- _Dataset entries_:
** begin **
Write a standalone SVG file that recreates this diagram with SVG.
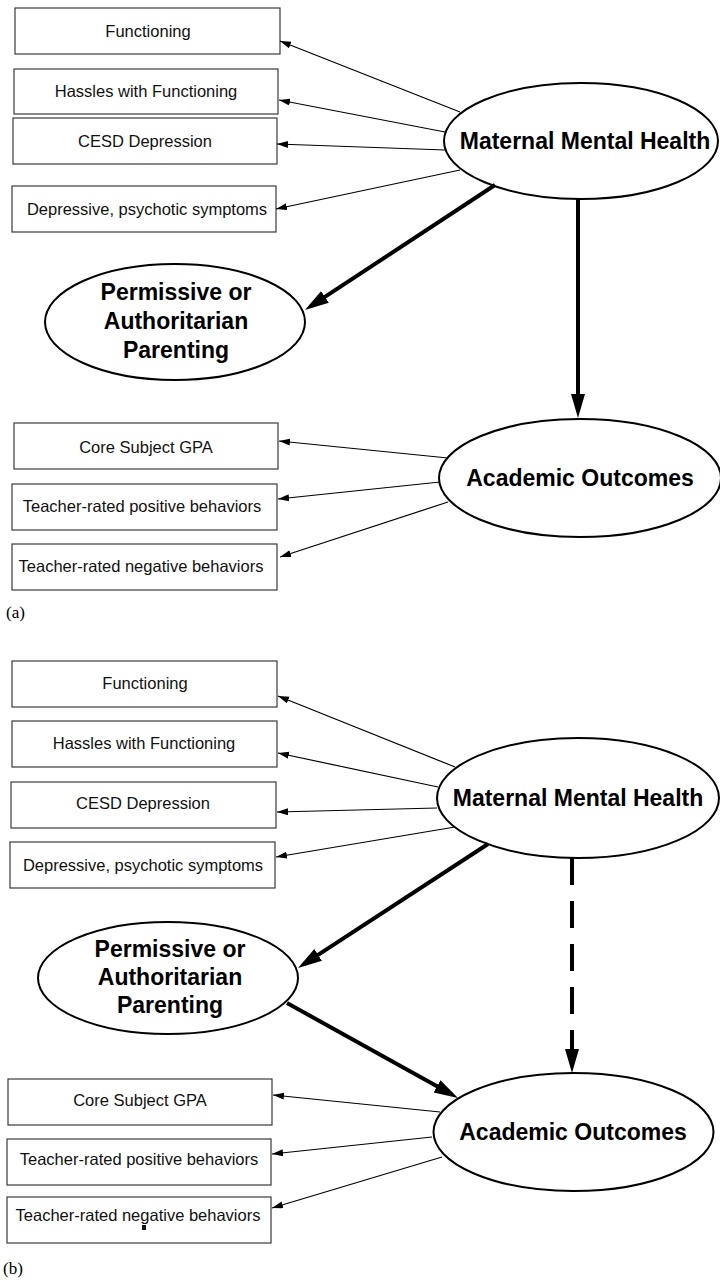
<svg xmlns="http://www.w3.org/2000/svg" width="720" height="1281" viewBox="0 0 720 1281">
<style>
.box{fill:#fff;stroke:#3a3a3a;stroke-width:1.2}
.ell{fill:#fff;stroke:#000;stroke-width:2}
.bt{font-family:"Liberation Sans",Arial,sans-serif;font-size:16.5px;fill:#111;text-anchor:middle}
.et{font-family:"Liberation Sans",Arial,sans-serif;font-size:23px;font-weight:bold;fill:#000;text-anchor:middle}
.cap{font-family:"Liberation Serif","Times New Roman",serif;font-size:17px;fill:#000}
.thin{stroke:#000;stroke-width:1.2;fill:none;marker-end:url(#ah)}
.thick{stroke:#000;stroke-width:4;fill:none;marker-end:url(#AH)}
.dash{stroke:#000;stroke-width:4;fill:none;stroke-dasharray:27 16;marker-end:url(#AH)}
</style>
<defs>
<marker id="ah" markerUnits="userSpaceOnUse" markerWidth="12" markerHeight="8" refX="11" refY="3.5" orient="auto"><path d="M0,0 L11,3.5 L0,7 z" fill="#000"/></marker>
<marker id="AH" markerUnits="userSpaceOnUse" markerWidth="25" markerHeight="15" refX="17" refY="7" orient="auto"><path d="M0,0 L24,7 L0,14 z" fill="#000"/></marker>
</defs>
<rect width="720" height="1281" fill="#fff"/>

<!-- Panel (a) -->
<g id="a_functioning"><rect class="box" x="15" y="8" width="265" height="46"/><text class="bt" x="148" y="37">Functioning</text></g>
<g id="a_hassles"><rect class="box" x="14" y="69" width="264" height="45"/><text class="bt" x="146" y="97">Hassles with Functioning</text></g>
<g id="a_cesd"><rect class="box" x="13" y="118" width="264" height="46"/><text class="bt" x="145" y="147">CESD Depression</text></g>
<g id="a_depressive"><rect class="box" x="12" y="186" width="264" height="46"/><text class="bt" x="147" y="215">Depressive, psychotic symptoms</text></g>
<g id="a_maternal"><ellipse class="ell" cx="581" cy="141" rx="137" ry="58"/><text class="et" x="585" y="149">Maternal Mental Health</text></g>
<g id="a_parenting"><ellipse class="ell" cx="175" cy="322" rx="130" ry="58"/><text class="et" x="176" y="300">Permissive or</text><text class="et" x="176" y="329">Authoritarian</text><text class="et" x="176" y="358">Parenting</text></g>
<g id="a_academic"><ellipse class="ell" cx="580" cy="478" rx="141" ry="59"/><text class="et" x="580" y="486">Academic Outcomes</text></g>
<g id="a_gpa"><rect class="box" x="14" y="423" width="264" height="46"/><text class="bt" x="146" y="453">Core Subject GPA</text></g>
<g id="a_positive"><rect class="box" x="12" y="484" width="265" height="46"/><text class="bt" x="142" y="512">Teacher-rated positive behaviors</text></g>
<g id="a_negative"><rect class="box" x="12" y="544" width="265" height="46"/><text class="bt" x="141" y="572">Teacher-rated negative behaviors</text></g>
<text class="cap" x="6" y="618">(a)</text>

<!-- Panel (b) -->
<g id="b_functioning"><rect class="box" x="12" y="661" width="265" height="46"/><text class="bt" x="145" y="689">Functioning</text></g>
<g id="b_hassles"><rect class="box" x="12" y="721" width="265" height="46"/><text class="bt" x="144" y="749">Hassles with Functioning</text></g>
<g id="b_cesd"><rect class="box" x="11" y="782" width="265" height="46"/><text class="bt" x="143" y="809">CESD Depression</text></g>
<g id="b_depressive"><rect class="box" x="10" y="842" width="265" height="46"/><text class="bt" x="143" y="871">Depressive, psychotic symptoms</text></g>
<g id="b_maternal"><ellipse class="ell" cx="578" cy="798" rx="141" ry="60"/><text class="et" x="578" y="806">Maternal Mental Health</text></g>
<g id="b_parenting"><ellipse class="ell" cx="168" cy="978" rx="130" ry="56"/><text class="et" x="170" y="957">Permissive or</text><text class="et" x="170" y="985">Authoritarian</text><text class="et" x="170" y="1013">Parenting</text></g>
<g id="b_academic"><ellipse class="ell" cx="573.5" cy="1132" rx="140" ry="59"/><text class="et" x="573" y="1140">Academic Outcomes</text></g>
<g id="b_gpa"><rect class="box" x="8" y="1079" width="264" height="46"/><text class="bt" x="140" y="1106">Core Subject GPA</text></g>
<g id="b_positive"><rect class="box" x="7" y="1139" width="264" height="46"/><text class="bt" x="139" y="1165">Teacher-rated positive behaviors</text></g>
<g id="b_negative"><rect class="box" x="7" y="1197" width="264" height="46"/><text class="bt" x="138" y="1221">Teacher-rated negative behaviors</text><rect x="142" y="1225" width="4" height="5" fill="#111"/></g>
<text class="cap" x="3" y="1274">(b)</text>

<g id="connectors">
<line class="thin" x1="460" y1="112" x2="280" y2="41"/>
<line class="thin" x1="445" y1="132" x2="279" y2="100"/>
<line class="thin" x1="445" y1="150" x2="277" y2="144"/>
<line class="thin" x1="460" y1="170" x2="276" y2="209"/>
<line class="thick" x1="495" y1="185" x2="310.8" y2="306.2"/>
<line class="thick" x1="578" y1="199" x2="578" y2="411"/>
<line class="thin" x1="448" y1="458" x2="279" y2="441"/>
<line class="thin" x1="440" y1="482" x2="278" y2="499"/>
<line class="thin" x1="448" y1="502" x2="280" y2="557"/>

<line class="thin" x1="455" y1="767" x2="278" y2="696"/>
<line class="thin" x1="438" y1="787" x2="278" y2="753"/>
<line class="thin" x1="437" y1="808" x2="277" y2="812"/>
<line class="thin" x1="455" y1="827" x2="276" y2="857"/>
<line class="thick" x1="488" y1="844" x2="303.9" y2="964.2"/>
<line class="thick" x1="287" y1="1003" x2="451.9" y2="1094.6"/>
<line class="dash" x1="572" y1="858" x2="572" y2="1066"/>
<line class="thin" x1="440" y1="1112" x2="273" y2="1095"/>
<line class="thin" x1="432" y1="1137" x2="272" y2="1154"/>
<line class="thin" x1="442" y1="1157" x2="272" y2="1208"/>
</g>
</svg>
** end **
** begin **
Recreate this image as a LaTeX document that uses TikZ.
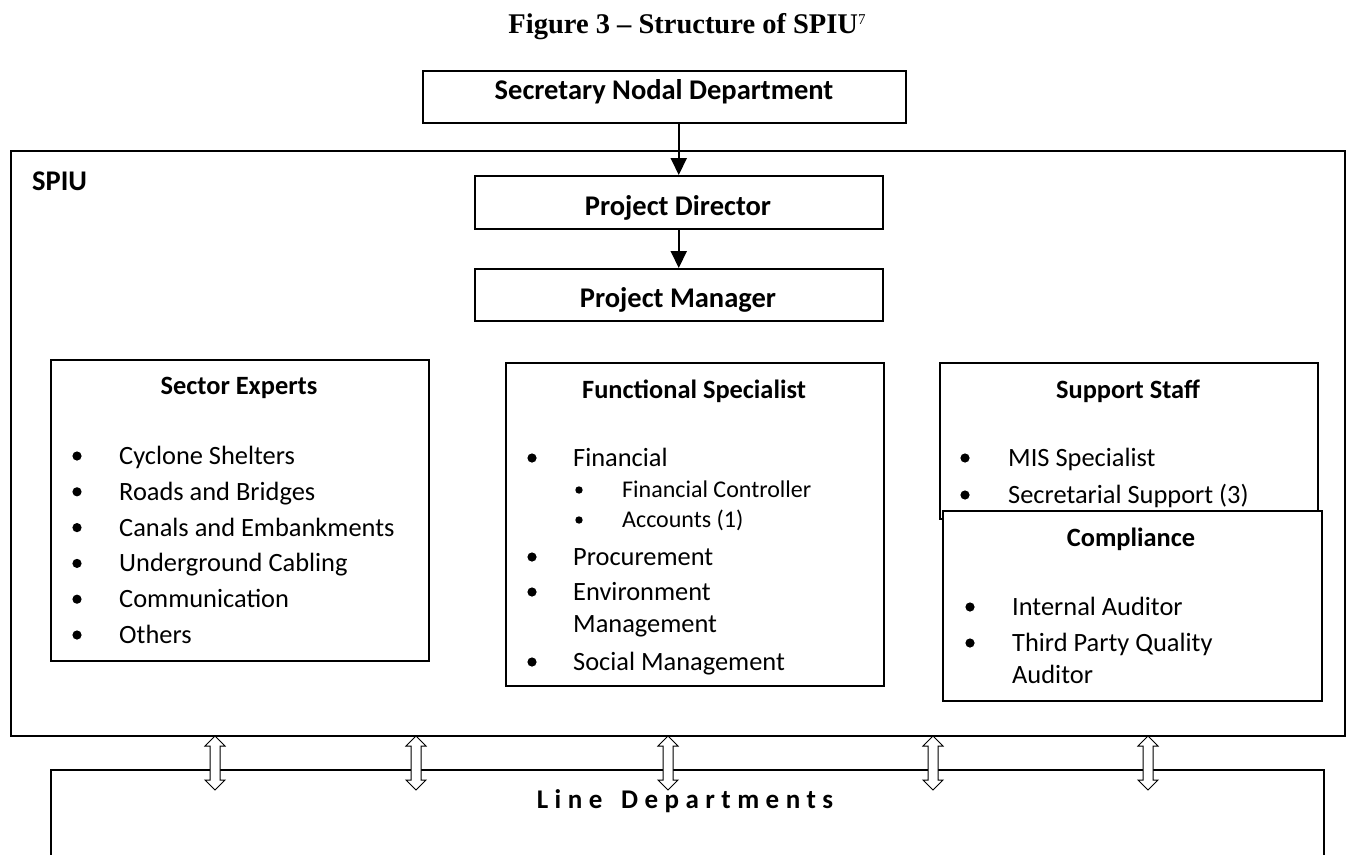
** end **
** begin **
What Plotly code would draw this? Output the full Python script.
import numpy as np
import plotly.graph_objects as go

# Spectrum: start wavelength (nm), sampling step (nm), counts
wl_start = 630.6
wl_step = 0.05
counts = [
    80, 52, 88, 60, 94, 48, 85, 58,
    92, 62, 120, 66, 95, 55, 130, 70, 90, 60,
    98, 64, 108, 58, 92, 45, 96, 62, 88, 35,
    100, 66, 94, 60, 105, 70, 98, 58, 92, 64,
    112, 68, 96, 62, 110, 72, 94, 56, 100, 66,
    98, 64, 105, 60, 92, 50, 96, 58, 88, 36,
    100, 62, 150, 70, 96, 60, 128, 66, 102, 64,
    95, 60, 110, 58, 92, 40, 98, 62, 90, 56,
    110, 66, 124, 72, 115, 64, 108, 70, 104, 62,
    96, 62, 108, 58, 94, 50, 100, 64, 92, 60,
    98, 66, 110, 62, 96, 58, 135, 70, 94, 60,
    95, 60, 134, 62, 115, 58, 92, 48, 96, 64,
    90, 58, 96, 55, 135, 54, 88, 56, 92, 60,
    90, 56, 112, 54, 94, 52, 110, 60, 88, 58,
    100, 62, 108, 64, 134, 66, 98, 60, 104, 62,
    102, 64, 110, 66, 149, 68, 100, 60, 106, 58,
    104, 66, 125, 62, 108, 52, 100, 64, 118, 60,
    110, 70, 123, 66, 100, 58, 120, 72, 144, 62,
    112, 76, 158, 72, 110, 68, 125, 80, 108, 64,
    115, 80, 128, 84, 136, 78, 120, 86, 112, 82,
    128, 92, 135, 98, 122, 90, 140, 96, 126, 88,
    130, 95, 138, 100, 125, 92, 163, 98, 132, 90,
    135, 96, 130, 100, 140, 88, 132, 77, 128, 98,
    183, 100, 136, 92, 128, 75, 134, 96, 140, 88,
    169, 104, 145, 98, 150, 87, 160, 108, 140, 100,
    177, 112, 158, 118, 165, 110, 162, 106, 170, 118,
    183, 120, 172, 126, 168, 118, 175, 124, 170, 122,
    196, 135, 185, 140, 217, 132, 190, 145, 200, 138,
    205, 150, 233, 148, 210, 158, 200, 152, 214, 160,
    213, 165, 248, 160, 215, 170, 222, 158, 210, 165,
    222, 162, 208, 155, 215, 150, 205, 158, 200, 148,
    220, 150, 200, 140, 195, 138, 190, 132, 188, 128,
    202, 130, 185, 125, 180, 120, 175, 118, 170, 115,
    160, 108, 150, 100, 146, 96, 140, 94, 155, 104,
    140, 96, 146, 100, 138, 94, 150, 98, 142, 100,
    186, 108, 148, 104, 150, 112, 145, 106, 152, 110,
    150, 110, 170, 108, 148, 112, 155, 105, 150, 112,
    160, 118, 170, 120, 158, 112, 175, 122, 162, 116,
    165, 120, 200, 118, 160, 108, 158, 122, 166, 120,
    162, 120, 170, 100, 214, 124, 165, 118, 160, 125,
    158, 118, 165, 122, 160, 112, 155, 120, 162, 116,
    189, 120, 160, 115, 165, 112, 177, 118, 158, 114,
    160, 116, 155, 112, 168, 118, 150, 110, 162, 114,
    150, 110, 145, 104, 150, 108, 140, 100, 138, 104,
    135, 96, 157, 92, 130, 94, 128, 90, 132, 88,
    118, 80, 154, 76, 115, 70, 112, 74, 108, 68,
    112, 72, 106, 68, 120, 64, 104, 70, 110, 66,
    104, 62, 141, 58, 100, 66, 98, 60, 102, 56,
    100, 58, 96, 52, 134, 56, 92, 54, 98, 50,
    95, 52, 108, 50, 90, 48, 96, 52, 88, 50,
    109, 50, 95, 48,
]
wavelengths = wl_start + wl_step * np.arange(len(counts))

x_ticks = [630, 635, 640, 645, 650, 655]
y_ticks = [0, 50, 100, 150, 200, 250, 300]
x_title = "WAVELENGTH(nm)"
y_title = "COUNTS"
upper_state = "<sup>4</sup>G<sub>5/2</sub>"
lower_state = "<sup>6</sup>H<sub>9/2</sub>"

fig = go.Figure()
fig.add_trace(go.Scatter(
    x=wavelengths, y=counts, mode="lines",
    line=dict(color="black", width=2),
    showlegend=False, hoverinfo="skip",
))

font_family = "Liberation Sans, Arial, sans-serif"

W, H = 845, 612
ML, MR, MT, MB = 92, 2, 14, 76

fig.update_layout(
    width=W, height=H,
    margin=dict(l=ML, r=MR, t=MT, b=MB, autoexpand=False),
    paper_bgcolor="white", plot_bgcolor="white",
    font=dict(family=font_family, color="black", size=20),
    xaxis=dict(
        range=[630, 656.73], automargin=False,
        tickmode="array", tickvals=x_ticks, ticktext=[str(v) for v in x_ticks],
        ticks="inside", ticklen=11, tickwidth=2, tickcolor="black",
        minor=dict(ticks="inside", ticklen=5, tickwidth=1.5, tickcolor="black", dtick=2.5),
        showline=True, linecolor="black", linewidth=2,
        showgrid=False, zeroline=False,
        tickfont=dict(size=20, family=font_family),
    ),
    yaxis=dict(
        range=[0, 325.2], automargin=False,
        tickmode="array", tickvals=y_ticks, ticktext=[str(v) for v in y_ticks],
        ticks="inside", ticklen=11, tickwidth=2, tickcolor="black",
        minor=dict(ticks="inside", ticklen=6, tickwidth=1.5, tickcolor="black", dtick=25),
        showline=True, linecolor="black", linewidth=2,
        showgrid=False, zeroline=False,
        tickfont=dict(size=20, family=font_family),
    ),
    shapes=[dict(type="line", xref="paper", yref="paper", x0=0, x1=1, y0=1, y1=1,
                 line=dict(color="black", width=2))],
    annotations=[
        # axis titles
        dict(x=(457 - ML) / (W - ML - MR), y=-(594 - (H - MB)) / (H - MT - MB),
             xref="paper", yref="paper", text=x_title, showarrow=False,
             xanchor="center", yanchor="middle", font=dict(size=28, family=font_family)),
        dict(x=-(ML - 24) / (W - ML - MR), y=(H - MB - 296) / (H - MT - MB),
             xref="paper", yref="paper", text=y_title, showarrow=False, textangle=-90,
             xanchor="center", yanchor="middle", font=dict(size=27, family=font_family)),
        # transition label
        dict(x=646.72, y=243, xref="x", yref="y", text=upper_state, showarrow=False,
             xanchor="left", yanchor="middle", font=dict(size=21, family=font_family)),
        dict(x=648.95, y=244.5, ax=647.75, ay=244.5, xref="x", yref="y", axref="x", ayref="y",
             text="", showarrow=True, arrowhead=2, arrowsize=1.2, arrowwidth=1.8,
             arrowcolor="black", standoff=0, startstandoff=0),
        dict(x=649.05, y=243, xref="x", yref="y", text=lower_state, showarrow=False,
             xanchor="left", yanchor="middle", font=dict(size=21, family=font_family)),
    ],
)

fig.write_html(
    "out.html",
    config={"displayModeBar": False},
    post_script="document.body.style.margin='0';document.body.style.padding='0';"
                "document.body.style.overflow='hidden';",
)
** end **
- _Given instruction_: Extract lines where the string "document" occurs.

- _Worked answer_:
Recreate this image as a LaTeX document that uses TikZ.
    post_script="document.body.style.margin='0';document.body.style.padding='0';"
                "document.body.style.overflow='hidden';",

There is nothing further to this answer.